For the most part, the students at our small, non-traditional high school are good kids. Many of them just got behind in their credits, either due to academic struggles or attendance problems, or some infinite combination of life issues that interfered with their educational goals. Most of them just want to work at their own pace and earn the credits they need to graduate so they can move on to whatever comes next, whether it be the military, technical college, a four-year college, or the work force.
Where two or more teenagers are gathered, however, you have to be wary of drug issues. I think it says that somewhere in the Bible; I'm not sure.
Most of the time our fearful leader chooses to pretend we don't have anything remotely close to that kind of problem, mainly because it requires energy to deal with it. Most of the time if we raise any suspicions, we are met with responses such as, "We can't prove it..... He'll do himself in eventually.... We have to get the cooperation of law enforcement....." Blah blah blah.
Every now and then, however, some degree of action is taken, if only on the surface.
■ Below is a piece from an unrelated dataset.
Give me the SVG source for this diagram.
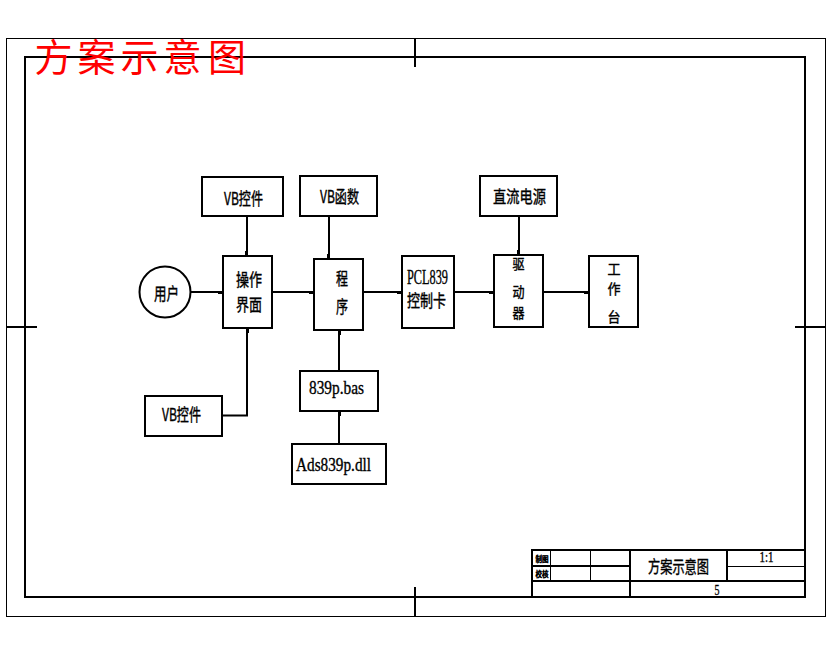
<svg xmlns="http://www.w3.org/2000/svg" width="830" height="654" viewBox="0 0 830 654">
<style>
text{font-family:"Liberation Serif","Noto Sans CJK SC",serif;fill:#000;text-anchor:middle}
.lat{stroke:#000;stroke-width:.35}
.n{fill:#fff;stroke:#000;stroke-width:2}
.c{fill:none;stroke:#000;stroke-width:2}
.f{fill:none;stroke:#000;stroke-width:2}
.t{fill:none;stroke:#000;stroke-width:1}
.cjk{font-family:"Noto Sans CJK SC",sans-serif;stroke:#000;stroke-width:.4}
.title{font-family:"Noto Sans CJK SC",sans-serif;fill:#f00;font-size:38px}
</style>
<defs>
<marker id="tip" markerUnits="userSpaceOnUse" markerWidth="6" markerHeight="6" refX="5" refY="2" orient="auto"><rect x="0" y="1" width="5" height="3" fill="#000"/></marker>
</defs>
<g id="frame" shape-rendering="crispEdges">
<rect class="t" x="6.500" y="38.500" width="819" height="578"/>
<rect class="f" x="25" y="57" width="780" height="540"/>
<path class="f" d="M415 39V67M415 587V616M6 326.500H37M795 326.500H825"/>
</g>
<g id="connectors">
<path class="c" d="M247 216V256" marker-end="url(#tip)"/>
<path class="c" d="M329 216V259" marker-end="url(#tip)"/>
<path class="c" d="M191 292H223" marker-end="url(#tip)"/>
<path class="c" d="M272 292H314" marker-end="url(#tip)"/>
<path class="c" d="M363 292H402" marker-end="url(#tip)"/>
<path class="c" d="M454 292H494" marker-end="url(#tip)"/>
<path class="c" d="M543 292H589" marker-end="url(#tip)"/>
<path class="c" d="M519 216V255" marker-end="url(#tip)"/>
<path class="c" d="M222 415.500H247V328" marker-end="url(#tip)"/>
<path class="c" d="M339 371V330" marker-end="url(#tip)"/>
<path class="c" d="M339 444V411" marker-end="url(#tip)"/>
</g>
<g id="title"><text class="title" x="53.500" y="71">方</text><text class="title" x="96.500" y="71">案</text><text class="title" x="139.500" y="71">示</text><text class="title" x="182.500" y="71">意</text><text class="title" x="227" y="71">图</text></g>
<g id="user"><circle class="n" cx="165" cy="292" r="25.500"/><text class="cjk" x="166.500" y="300" font-size="17" textLength="25" lengthAdjust="spacingAndGlyphs">用户</text></g>
<g id="vb1"><rect class="n" x="202" y="177" width="81" height="39"/><text class="cjk" x="243.500" y="205" font-size="17" textLength="39" lengthAdjust="spacingAndGlyphs">VB控件</text></g>
<g id="vb2"><rect class="n" x="300" y="176" width="77" height="40"/><text class="cjk" x="339.500" y="203" font-size="17" textLength="39" lengthAdjust="spacingAndGlyphs">VB函数</text></g>
<g id="ui"><rect class="n" x="223" y="256" width="49" height="72"/><text class="cjk" x="249" y="286" font-size="17" textLength="26" lengthAdjust="spacingAndGlyphs">操作</text><text class="cjk" x="249" y="311" font-size="17" textLength="26" lengthAdjust="spacingAndGlyphs">界面</text></g>
<g id="prog"><rect class="n" x="314" y="259" width="49" height="71"/><text class="cjk" x="342" y="285" font-size="17" textLength="12" lengthAdjust="spacingAndGlyphs">程</text><text class="cjk" x="342" y="313" font-size="17" textLength="12" lengthAdjust="spacingAndGlyphs">序</text></g>
<g id="card"><rect class="n" x="402" y="256" width="52" height="72"/><text class="lat" x="427.500" y="284" font-size="20" textLength="41" lengthAdjust="spacingAndGlyphs">PCL839</text><text class="cjk" x="426.500" y="307" font-size="17" textLength="39" lengthAdjust="spacingAndGlyphs">控制卡</text></g>
<g id="driver"><rect class="n" x="494" y="255" width="49" height="72"/><text class="cjk" x="518.500" y="269" font-size="14" textLength="12" lengthAdjust="spacingAndGlyphs">驱</text><text class="cjk" x="518.500" y="296.500" font-size="14" textLength="12" lengthAdjust="spacingAndGlyphs">动</text><text class="cjk" x="518.500" y="318" font-size="14" textLength="12" lengthAdjust="spacingAndGlyphs">器</text></g>
<g id="bench"><rect class="n" x="589" y="256" width="49" height="71"/><text class="cjk" x="614" y="273.500" font-size="14" textLength="13" lengthAdjust="spacingAndGlyphs">工</text><text class="cjk" x="614" y="294" font-size="14" textLength="13" lengthAdjust="spacingAndGlyphs">作</text><text class="cjk" x="614" y="322" font-size="14" textLength="13" lengthAdjust="spacingAndGlyphs">台</text></g>
<g id="power"><rect class="n" x="480" y="176" width="77" height="40"/><text class="cjk" x="519.500" y="203" font-size="17" textLength="53" lengthAdjust="spacingAndGlyphs">直流电源</text></g>
<g id="vb3"><rect class="n" x="145" y="396" width="77" height="40"/><text class="cjk" x="181.500" y="421" font-size="17" textLength="39" lengthAdjust="spacingAndGlyphs">VB控件</text></g>
<g id="bas"><rect class="n" x="300" y="371" width="78" height="40"/><text class="lat" x="336.500" y="394" font-size="18" textLength="55" lengthAdjust="spacingAndGlyphs">839p.bas</text></g>
<g id="dll"><rect class="n" x="292" y="444" width="94" height="40"/><text class="lat" x="333.500" y="471" font-size="18" textLength="75" lengthAdjust="spacingAndGlyphs">Ads839p.dll</text></g>
<g id="titleblock" shape-rendering="crispEdges">
<path class="f" d="M532 597V550H805M532 581H805M532 566H630M630 550V597M727 550V581"/>
<path class="t" d="M550.500 550V581M590.500 550V581M727 566H805"/>
<text class="cjk" x="542" y="562" font-size="8" textLength="13" lengthAdjust="spacingAndGlyphs" style="stroke-width:.6">制图</text>
<text class="cjk" x="542" y="577" font-size="8" textLength="13" lengthAdjust="spacingAndGlyphs" style="stroke-width:.6">校核</text>
<text class="cjk" x="678.500" y="573" font-size="17" textLength="61" lengthAdjust="spacingAndGlyphs">方案示意图</text>
<text class="lat" x="766.500" y="562" font-size="14" textLength="14" lengthAdjust="spacingAndGlyphs">1:1</text>
<text class="lat" x="717" y="595" font-size="14" textLength="5" lengthAdjust="spacingAndGlyphs">5</text>
</g>
</svg>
Today was one of those days.
We heard an announcement over the PA system that students were to be kept in classrooms and not allowed to leave until further notice. This was somewhat problematic for me, since I wasn't even IN my classroom at the time. I wasn't even in my part of the building. I was helping on a science fair committee.
I made my way to my classroom as quickly as possible, but I really couldn't answer my students' questions. They're savvy enough to know what was going on, but their main question - "How long do we have to stay here?" - I couldn't answer. Of course, nine of the twelve people in my classroom immediately had to pee. As did a teacher down the hall and around the corner.
Just when I had convinced them that the best way to take their minds off the situation was to keep working, an administrator opened the door to my classroom and asked that students remove their jackets, leave them behind, and gather in the lower part of the hall. When they sweep the school with the drug dog, they don't search every classroom. They choose a room or two at random, and then they sweep the parking lot.
My students and I stood at the end of the hall, mostly joking (one of them asked on his way out of the room, "Can you hold something for me?" Ha ha). The time dragged on and on, and I began to get nervous for SOMEONE. Then they summoned me to my classroom.
The dog had alerted on someone's belongings, but no drugs were found.
It had also alerted on something else.
My filing cabinet.
The administrator started going through my filing cabinet, and I was as embarrassed as if someone had come into my house and started going through my closets. Anyone out there who has ever been a teacher knows that you don't throw ANYTHING away. I have projects in my filing cabinets from students who are probably grandparents by now. Maybe that's an exaggeration, but they are from a school at least two jobs ago.
And they found my stash.
Of chocolate. My drug of choice. All the teachers eat lunch in my room, and we keep a stash of chocolate to get us through the rest of the afternoon.
I don't think that's what the dog alerted on, though. They are supposed to be smarter than that.
To be fair, the administrator was not intimating that she suspected I had anything in the filing cabinet that I shouldn't. She was more concerned that someone had slipped something in there without my knowing it.
But we didn't find anything.
I had a double dose of chocolate after lunch.